§ Work to be completed:
Quote every line below exactly and skip any picture.

§ Stored data:
- - - -
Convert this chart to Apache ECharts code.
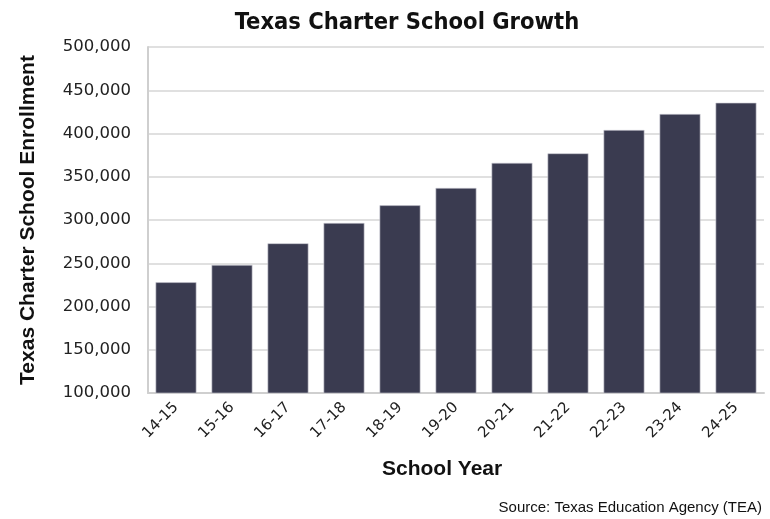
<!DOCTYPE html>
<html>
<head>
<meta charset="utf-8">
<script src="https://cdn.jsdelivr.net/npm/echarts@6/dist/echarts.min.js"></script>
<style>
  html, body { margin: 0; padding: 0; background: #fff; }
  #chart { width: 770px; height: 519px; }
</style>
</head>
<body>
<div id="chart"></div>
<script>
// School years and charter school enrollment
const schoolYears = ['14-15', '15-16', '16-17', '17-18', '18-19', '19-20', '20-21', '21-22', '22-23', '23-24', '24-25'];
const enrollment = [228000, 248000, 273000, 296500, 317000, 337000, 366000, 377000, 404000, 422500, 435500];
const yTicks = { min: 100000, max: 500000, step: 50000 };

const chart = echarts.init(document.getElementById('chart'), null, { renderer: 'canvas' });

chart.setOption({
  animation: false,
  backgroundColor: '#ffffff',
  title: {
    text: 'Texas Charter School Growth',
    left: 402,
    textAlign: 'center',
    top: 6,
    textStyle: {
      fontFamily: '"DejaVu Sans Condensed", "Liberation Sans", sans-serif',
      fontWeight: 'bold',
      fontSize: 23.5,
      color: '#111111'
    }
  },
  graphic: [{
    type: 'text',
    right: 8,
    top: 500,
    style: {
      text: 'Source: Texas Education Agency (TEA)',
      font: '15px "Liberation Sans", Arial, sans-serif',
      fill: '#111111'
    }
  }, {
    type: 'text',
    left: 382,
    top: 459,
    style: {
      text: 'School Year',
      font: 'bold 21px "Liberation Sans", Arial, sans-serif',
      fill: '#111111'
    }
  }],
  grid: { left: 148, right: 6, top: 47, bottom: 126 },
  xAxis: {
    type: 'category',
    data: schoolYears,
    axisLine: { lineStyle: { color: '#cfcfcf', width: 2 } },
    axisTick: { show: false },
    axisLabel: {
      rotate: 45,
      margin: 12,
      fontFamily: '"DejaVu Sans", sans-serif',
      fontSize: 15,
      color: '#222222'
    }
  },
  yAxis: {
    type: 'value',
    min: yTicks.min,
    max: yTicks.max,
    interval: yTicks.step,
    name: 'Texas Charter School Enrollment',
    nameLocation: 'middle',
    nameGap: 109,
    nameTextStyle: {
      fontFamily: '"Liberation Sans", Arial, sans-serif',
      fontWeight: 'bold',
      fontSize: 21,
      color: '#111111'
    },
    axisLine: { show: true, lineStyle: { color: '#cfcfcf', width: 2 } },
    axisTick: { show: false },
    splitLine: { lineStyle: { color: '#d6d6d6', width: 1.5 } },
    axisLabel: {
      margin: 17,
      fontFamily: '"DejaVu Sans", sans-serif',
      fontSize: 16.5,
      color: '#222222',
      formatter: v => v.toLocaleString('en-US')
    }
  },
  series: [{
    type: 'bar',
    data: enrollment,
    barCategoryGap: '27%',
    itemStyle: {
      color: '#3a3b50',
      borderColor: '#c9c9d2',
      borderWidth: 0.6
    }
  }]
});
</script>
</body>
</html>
- - - -
§ The response:
Convert this chart to Apache ECharts code.
<!DOCTYPE html>
<html>
<head>
<meta charset="utf-8">
<script src="https://cdn.jsdelivr.net/npm/echarts@6/dist/echarts.min.js"></script>
<style>
  html, body { margin: 0; padding: 0; background: #fff; }
  #chart { width: 770px; height: 519px; }
</style>
</head>
<body>
<div id="chart"></div>
<script>
// School years and charter school enrollment
const schoolYears = ['14-15', '15-16', '16-17', '17-18', '18-19', '19-20', '20-21', '21-22', '22-23', '23-24', '24-25'];
const enrollment = [228000, 248000, 273000, 296500, 317000, 337000, 366000, 377000, 404000, 422500, 435500];
const yTicks = { min: 100000, max: 500000, step: 50000 };

const chart = echarts.init(document.getElementById('chart'), null, { renderer: 'canvas' });

chart.setOption({
  animation: false,
  backgroundColor: '#ffffff',
  title: {
    text: 'Texas Charter School Growth',
    left: 402,
    textAlign: 'center',
    top: 6,
    textStyle: {
      fontFamily: '"DejaVu Sans Condensed", "Liberation Sans", sans-serif',
      fontWeight: 'bold',
      fontSize: 23.5,
      color: '#111111'
    }
  },
  graphic: [{
    type: 'text',
    right: 8,
    top: 500,
    style: {
      text: 'Source: Texas Education Agency (TEA)',
      font: '15px "Liberation Sans", Arial, sans-serif',
      fill: '#111111'
    }
  }, {
    type: 'text',
    left: 382,
    top: 459,
    style: {
      text: 'School Year',
      font: 'bold 21px "Liberation Sans", Arial, sans-serif',
      fill: '#111111'
    }
  }],
  grid: { left: 148, right: 6, top: 47, bottom: 126 },
  xAxis: {
    type: 'category',
    data: schoolYears,
    axisLine: { lineStyle: { color: '#cfcfcf', width: 2 } },
    axisTick: { show: false },
    axisLabel: {
      rotate: 45,
      margin: 12,
      fontFamily: '"DejaVu Sans", sans-serif',
      fontSize: 15,
      color: '#222222'
    }
  },
  yAxis: {
    type: 'value',
    min: yTicks.min,
    max: yTicks.max,
    interval: yTicks.step,
    name: 'Texas Charter School Enrollment',
    nameLocation: 'middle',
    nameGap: 109,
    nameTextStyle: {
      fontFamily: '"Liberation Sans", Arial, sans-serif',
      fontWeight: 'bold',
      fontSize: 21,
      color: '#111111'
    },
    axisLine: { show: true, lineStyle: { color: '#cfcfcf', width: 2 } },
    axisTick: { show: false },
    splitLine: { lineStyle: { color: '#d6d6d6', width: 1.5 } },
    axisLabel: {
      margin: 17,
      fontFamily: '"DejaVu Sans", sans-serif',
      fontSize: 16.5,
      color: '#222222',
      formatter: v => v.toLocaleString('en-US')
    }
  },
  series: [{
    type: 'bar',
    data: enrollment,
    barCategoryGap: '27%',
    itemStyle: {
      color: '#3a3b50',
      borderColor: '#c9c9d2',
      borderWidth: 0.6
    }
  }]
});
</script>
</body>
</html>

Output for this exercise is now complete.